このニュースを見てまず感じたのが時代の流れ。つい5年ほど前までは、イラワディ紙がヤンゴンを発信地として記事を書くなど考えられなかった。このメディアは民主派であり、タイとの国境地帯やタイのチェンマイ、チェンライなどといった地点からミャンマー内部の話を書くのが常だった。2011年に政権が代わり、イラワディも普通にヤンゴンで取材できるようになったということだろう。
次にTay Za。これも5年ほど前までは「謎の政商」と言われ、メディアの前に姿を現すことも、ましてや自分からのこのこ「自宅で」記者会見を開くなど考えもつかなかった。これまた隔世の感がある。
そしてウラン。
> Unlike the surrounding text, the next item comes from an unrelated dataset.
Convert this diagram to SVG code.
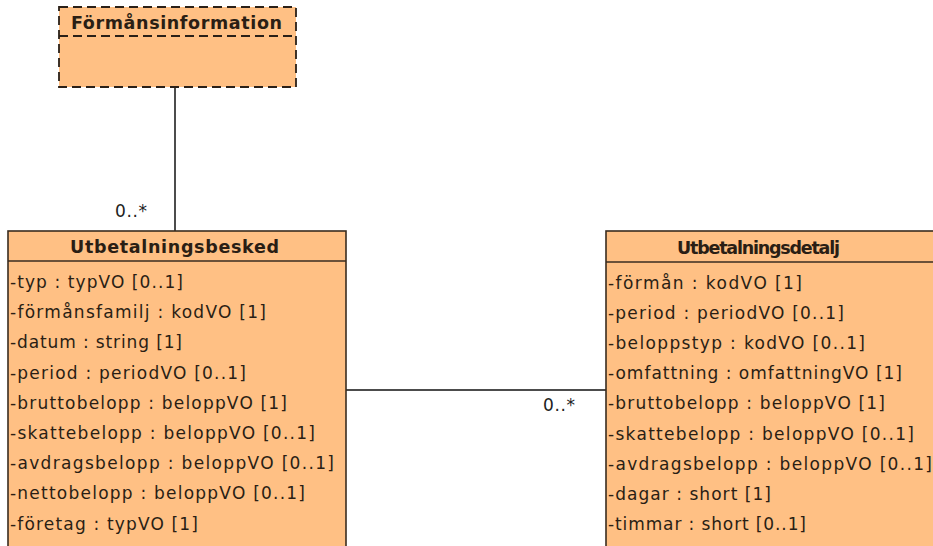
<svg xmlns="http://www.w3.org/2000/svg" width="933" height="546" viewBox="0 0 933 546">
<style>
.box{fill:#FFC084;stroke:#3a2c20;stroke-width:1.6}
.dash{fill:#FFC084;stroke:#2a2018;stroke-width:1.8;stroke-dasharray:9 5}
.sep{stroke:#3a2c20;stroke-width:1.6;fill:none}
.sepd{stroke:#2a2018;stroke-width:1.8;stroke-dasharray:9 5;fill:none}
.title{font-family:"DejaVu Sans","Liberation Sans",sans-serif;font-weight:bold;font-size:17.5px;fill:#2a1e14}
.attr{font-family:"DejaVu Sans","Liberation Sans",sans-serif;font-size:17px;fill:#2a1e14}
.lbl{font-family:"DejaVu Sans","Liberation Sans",sans-serif;font-size:17px;fill:#222}
.conn{stroke:#111;stroke-width:1.5;fill:none}
</style>
<rect width="933" height="546" fill="#ffffff"/>
<g id="connectors">
<line class="conn" x1="175" y1="87" x2="175" y2="231"/>
<line class="conn" x1="346" y1="390" x2="606" y2="390"/>
<text class="lbl" x="115" y="217" textLength="32" lengthAdjust="spacing">0..*</text>
<text class="lbl" x="543" y="411" textLength="32" lengthAdjust="spacing">0..*</text>
</g>
<g id="formansinformation">
<rect class="dash" x="59" y="7" width="237" height="80"/>
<line class="sepd" x1="59" y1="36" x2="296" y2="36"/>
<text class="title" x="71" y="29" textLength="211" lengthAdjust="spacing">Förmånsinformation</text>
</g>
<g id="utbetalningsbesked">
<rect class="box" x="8" y="231" width="338" height="330"/>
<line class="sep" x1="8" y1="261" x2="346" y2="261"/>
<text class="title" x="70" y="253" textLength="209" lengthAdjust="spacing">Utbetalningsbesked</text>
<text class="attr" x="10" y="288" textLength="173" lengthAdjust="spacing">-typ : typVO [0..1]</text>
<text class="attr" x="10" y="318.2" textLength="256" lengthAdjust="spacing">-förmånsfamilj : kodVO [1]</text>
<text class="attr" x="10" y="348.4" textLength="172" lengthAdjust="spacing">-datum : string [1]</text>
<text class="attr" x="10" y="378.6" textLength="236" lengthAdjust="spacing">-period : periodVO [0..1]</text>
<text class="attr" x="10" y="408.8" textLength="277" lengthAdjust="spacing">-bruttobelopp : beloppVO [1]</text>
<text class="attr" x="10" y="439" textLength="305" lengthAdjust="spacing">-skattebelopp : beloppVO [0..1]</text>
<text class="attr" x="10" y="469.2" textLength="324" lengthAdjust="spacing">-avdragsbelopp : beloppVO [0..1]</text>
<text class="attr" x="10" y="499.4" textLength="295" lengthAdjust="spacing">-nettobelopp : beloppVO [0..1]</text>
<text class="attr" x="10" y="529.6" textLength="188" lengthAdjust="spacing">-företag : typVO [1]</text>
</g>
<g id="utbetalningsdetalj">
<rect class="box" x="606" y="231" width="340" height="330"/>
<line class="sep" x1="606" y1="262" x2="946" y2="262"/>
<text class="title" x="677" y="254" textLength="163" lengthAdjust="spacing">Utbetalningsdetalj</text>
<text class="attr" x="608" y="288.5" textLength="194" lengthAdjust="spacing">-förmån : kodVO [1]</text>
<text class="attr" x="608" y="318.7" textLength="236" lengthAdjust="spacing">-period : periodVO [0..1]</text>
<text class="attr" x="608" y="348.9" textLength="257" lengthAdjust="spacing">-beloppstyp : kodVO [0..1]</text>
<text class="attr" x="608" y="379.1" textLength="294" lengthAdjust="spacing">-omfattning : omfattningVO [1]</text>
<text class="attr" x="608" y="409.3" textLength="277" lengthAdjust="spacing">-bruttobelopp : beloppVO [1]</text>
<text class="attr" x="608" y="439.5" textLength="306" lengthAdjust="spacing">-skattebelopp : beloppVO [0..1]</text>
<text class="attr" x="608" y="469.7" textLength="324" lengthAdjust="spacing">-avdragsbelopp : beloppVO [0..1]</text>
<text class="attr" x="608" y="499.9" textLength="163" lengthAdjust="spacing">-dagar : short [1]</text>
<text class="attr" x="608" y="530.1" textLength="198" lengthAdjust="spacing">-timmar : short [0..1]</text>
</g>
</svg>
まあ単なる石ころである可能性も大いにあるが、ミャンマーはもともと地下資源に恵まれていて、ルビーなどは特に有名。軍事政権時代でも年数回、大規模なルビー市場を開いて、中国やインド、シンガポールなどからバイヤーが来ていた。ウランもあるという調査結果もあったと記憶している。たとえば三井物産もこう(PDF)レポートしている。
さらにいえば、各国との関係がなかなか厳しかった折、北朝鮮がミャンマーの核開発を支援していたという「疑惑」がくすぶっていた。ロイターは「焦点:ミャンマー、北朝鮮の支援で「核クラブ」入りの真偽は」(2009年 08月 13日 )という記事を残しているし、軍事政権に弾圧され外国に逃れた亡命者からは、「ミャンマーと北朝鮮の核協力」(2009年08月04日)という話は繰り返し出ていた。
まあ実験炉程度のものであれば、北朝鮮だろうがロシアだろうが、作ることはそれほど難しくはないのだろうが、Tay Zaの話の中で、いきなり中国人が出てきている点が興味を引く。現在のミャンマー政府は、自国の利益のためかつて多大な支援をしてくれた中国と、現在はやや距離を置いている。その中国が、ミャンマーの原子力開発という国益の中心のようなところに、本当に手を伸ばせているのだろうか。
イラワディの報道も、Tay Zaの話す内容には若干ネガティブな見方をしているが、仮に話が本当だとしたら、米国の経済制裁も受けていた彼のことを、米国はかなり本気で追跡しなければならなくなるだろう。